Athlete Personal Brand: How to Build Your Identity Before and During College
A practical guide to building an athlete personal brand from high school through college — covering social media strategy, NIL positioning, digital profile development, and how a strong personal brand directly improves your recruiting outcomes and post-athletic career.
Why personal branding is no longer optional for athletes
The NIL era changed the value of an athlete's personal brand from a nice-to-have to a direct financial asset. College programs increasingly factor an athlete's brand reach and marketability into recruiting evaluations — especially at D1 programs navigating the new revenue-sharing landscape. Brands actively seek athletes with authentic audiences, and college administrators want athletes who represent their programs well publicly.
Beyond NIL, a strong personal brand makes you more visible to college coaches, more attractive to employers after your athletic career ends, and more influential in your community while you are still competing.
The foundation: define what you stand for before you post anything
Most athletes approach social media tactically — posting highlights and training clips without a clear sense of what they want their brand to mean. Effective athlete branding starts with identity: who are you beyond your sport, and what do you want to be known for?
Answer these three questions before you build any public presence:
- What values define how you compete and how you treat people? (Work ethic, resilience, leadership, humility, community?)
- What is unique about your journey as an athlete? (Late bloomer, international background, overcoming injury, first in family to play at this level?)
- What do you want coaches, brands, and employers to think when they encounter your name online?
Building your digital athlete profile: the anchor of your brand
Before your social media, before your highlight videos, and before any brand partnership — you need a professional digital athlete profile. This is a centralized, always-current representation of your athletic identity that coaches, brands, and employers can access from a single link.
Your profile on Underdog serves this function: it combines your athletic statistics, highlight video, competition history, academic credentials, and contact information in a format optimized for recruiting. It is the professional foundation of your personal brand — the thing you control completely regardless of algorithm changes or platform shifts.
Social media strategy for athlete branding
Your social media presence should amplify your brand, not define it. Here is how to use each platform effectively:
- Instagram: Best for visual storytelling — training sessions, competition moments, and personal milestones.
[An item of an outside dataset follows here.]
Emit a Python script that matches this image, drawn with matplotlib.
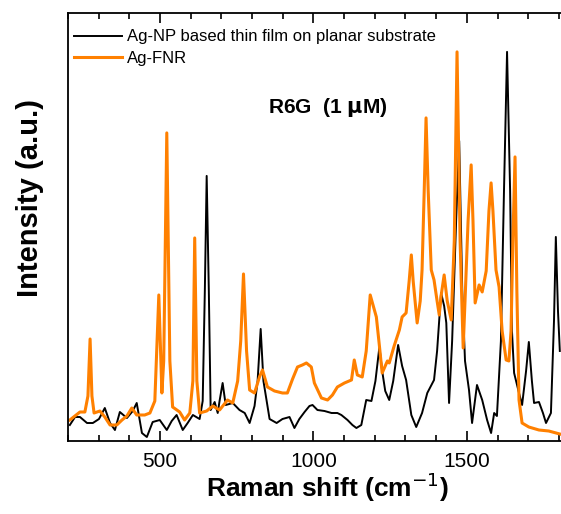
import numpy as np
import matplotlib as mpl
mpl.use("Agg")
import matplotlib.pyplot as plt
from matplotlib.ticker import MultipleLocator

plt.rcParams['font.family'] = ['Liberation Sans', 'DejaVu Sans']

# traced spectra (wavenumber in cm-1, intensity in a.u.)
fnr_x = [206, 239, 255, 265, 272, 278, 285, 304, 320, 337, 359, 376, 392, 408, 424,
         450, 467, 483, 496, 506, 512, 522, 532, 541, 564, 580, 597, 607, 613, 620,
         629, 652, 672, 694, 720, 737, 753, 763, 772, 782, 792, 808, 824, 834, 850,
         873, 899, 915, 932, 948, 964, 977, 993, 1003, 1026, 1046, 1062, 1078, 1101,
         1124, 1133, 1143, 1159, 1172, 1185, 1195, 1205, 1215, 1224, 1241, 1247, 1263,
         1280, 1289, 1302, 1312, 1319, 1325, 1338, 1348, 1354, 1361, 1367, 1374, 1384,
         1393, 1403, 1410, 1416, 1426, 1436, 1449, 1459, 1468, 1478, 1488, 1494, 1504,
         1514, 1520, 1527, 1540, 1550, 1563, 1572, 1579, 1585, 1595, 1605, 1615, 1628,
         1637, 1644, 1650, 1657, 1663, 1670, 1680, 1702, 1735, 1767, 1803]
fnr_y = [21, 29, 29, 45, 102, 45, 28, 30, 24, 16, 16, 21, 25, 33, 26,
         26, 28, 40, 146, 48, 80, 308, 80, 34, 29, 21, 28, 60, 203, 60,
         28, 30, 35, 31, 41, 38, 60, 100, 167, 90, 51, 48, 64, 71, 54,
         50, 48, 48, 62, 74, 76, 78, 74, 58, 43, 41, 46, 54, 58,
         61, 81, 66, 64, 90, 146, 135, 124, 95, 68, 80, 78, 95,
         111, 124, 128, 160, 186, 160, 118, 140, 171, 250, 323, 250, 171,
         161, 140, 126, 145, 166, 140, 121, 200, 389, 200, 93, 140, 220,
         276, 220, 138, 156, 149, 170, 230, 258, 230, 171, 154, 110, 81,
         80, 110, 200, 284, 150, 41, 18, 14, 11, 10, 7]

np_x = [206, 223, 239, 262, 281, 301, 320, 337, 353, 369, 392, 411, 424, 441, 457,
        476, 499, 522, 538, 554, 574, 590, 607, 629, 639, 646, 652, 659, 665, 678,
        688, 694, 704, 714, 737, 759, 776, 792, 808, 818, 828, 837, 847, 857, 880,
        899, 922, 938, 954, 971, 987, 997, 1013, 1036, 1059, 1078, 1091, 1111, 1127,
        1140, 1156, 1172, 1189, 1202, 1215, 1224, 1234, 1247, 1260, 1276, 1289, 1302,
        1319, 1335, 1354, 1371, 1393, 1403, 1416, 1426, 1433, 1442, 1452, 1465, 1475,
        1485, 1494, 1507, 1517, 1533, 1550, 1566, 1579, 1589, 1598, 1611, 1621, 1631,
        1641, 1647, 1654, 1670, 1680, 1693, 1702, 1712, 1719, 1735, 1748, 1758, 1774,
        1784, 1790, 1797, 1803]
np_y = [16, 24, 24, 18, 18, 22, 33, 18, 11, 29, 23, 30, 38, 8, 4,
        19, 21, 11, 20, 26, 11, 18, 26, 22, 40, 150, 265, 150, 31, 39,
        28, 40, 58, 36, 38, 31, 28, 18, 35, 60, 112, 60, 41, 22, 18,
        22, 24, 13, 22, 29, 35, 36, 31, 30, 28, 28, 26, 21, 16,
        13, 16, 41, 40, 60, 94, 70, 50, 41, 60, 96, 75, 61,
        26, 14, 28, 48, 61, 90, 148, 135, 118, 38, 100, 220, 300,
        150, 80, 51, 18, 56, 41, 21, 8, 28, 25, 100, 250, 389,
        250, 110, 68, 48, 36, 70, 99, 60, 38, 39, 28, 18, 28,
        120, 204, 130, 90]

fig = plt.figure(figsize=(5.61, 5.14), dpi=100)
ax = fig.add_axes([0.1212, 0.142, 0.886, 0.833])

ax.plot(np_x, np_y, color='black', lw=1.4, label='Ag-NP based thin film on planar substrate')
ax.plot(fnr_x, fnr_y, color='#ff8000', lw=2.2, label='Ag-FNR')

ax.set_xlim(200, 1820)
ax.set_ylim(0, 428)

ax.xaxis.set_major_locator(MultipleLocator(500))
ax.xaxis.set_minor_locator(MultipleLocator(100))
ax.tick_params(axis='x', which='both', direction='in', top=True, width=1.2,
               labelsize=15, pad=8)
ax.tick_params(axis='x', which='major', length=7)
ax.tick_params(axis='x', which='minor', length=4)
ax.set_yticks([])
for s in ax.spines.values():
    s.set_linewidth(1.3)

ax.set_xlabel('Raman shift (cm$^{-1}$)', fontsize=19, fontweight='bold')
ax.xaxis.set_label_coords(0.523, -0.07)
ax.set_ylabel('Intensity (a.u.)', fontsize=21, fontweight='bold')
ax.yaxis.set_label_coords(-0.048, 0.567)

ax.text(0.523, 0.78, 'R6G  (1 $\\mathbf{\\mu}$M)', transform=ax.transAxes,
        fontsize=15, fontweight='bold', ha='center', va='center')

ax.legend(loc='upper left', bbox_to_anchor=(0.0, 0.975), frameon=False, fontsize=12,
          handlelength=2.9, borderpad=0.25, borderaxespad=0.1, handletextpad=0.3,
          labelspacing=0.4)

fig.savefig('out.png', dpi=100)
Post 3-4 times per week during season. Use Reels for maximum reach. Keep your bio clean, professional, and linking to your athlete profile.
- TikTok: Best for reach and discovery. Short-form training content, day-in-the-life footage, and educational content about your sport. Athletes with 50,000+ TikTok followers attract NIL interest even without Instagram presence.
- X (Twitter): Best for sports commentary, coach engagement, and sharing achievements. Many D1 coaches are active on X — reposting your profile or highlight video here can catch their attention.
- LinkedIn: Underused by athletes but increasingly important for post-athletic career positioning. Start building your LinkedIn profile by junior year of high school.
Content that builds an athlete brand vs content that damages it
College coaches, brand partners, and future employers Google every athlete they are seriously considering. One poor piece of content can end a recruiting conversation or cost a NIL deal.
- Posts that build your brand: training footage showing work ethic, competition highlights in context, academic achievements, community service, genuine personality and humor, gratitude and sportsmanship.
- Posts that damage your brand: anything involving alcohol or substance use (especially under 21), political content that alienates potential college programs, complaints about coaches or teammates, anything that would embarrass a program or a brand partner.
- Rule of thumb: If you would not show this post to the coach you most want to impress, do not post it.
Monetizing your athlete brand: the NIL pathway
Once you have established a consistent brand identity and a growing audience, NIL opportunities follow naturally. The monetization pathway typically starts with small, authentic partnerships and grows with your platform:
- Start local: Your community already knows you. Local gyms, sports stores, restaurants, and training facilities are your first NIL partners.
- Affiliate marketing: Equipment brands, nutrition companies, and sports apps all run athlete affiliate programs. You earn a commission on sales from your unique link.
- Content creation partnerships: Brands pay athletes to create authentic content featuring their products. Your expertise and credibility as an athlete is the asset — not your follower count alone.
- College NIL collectives: Once you commit to a college, research the NIL collective associated with that program. Many D1 collectives pay athletes for community appearances, brand ambassador roles, and media content.
- Protect yourself: Work with a parent, mentor, or agent to review any NIL contract before signing. Understand what usage rights you are granting and whether it affects your eligibility.
Your brand after sports: the long game
The most valuable thing about building an athlete personal brand during your playing career is what it becomes after sports end. The athletes who invest in their brand identity during high school and college graduate with an audience, a reputation, and professional relationships that open doors their teammates never had.
Coaches, executives, and entrepreneurs who built their brands as athletes consistently report that their athletic identity — the resilience, discipline, and competitive mindset — is the most powerful career asset they carry. Build the brand that reflects those qualities, and it will serve you long after the final whistle.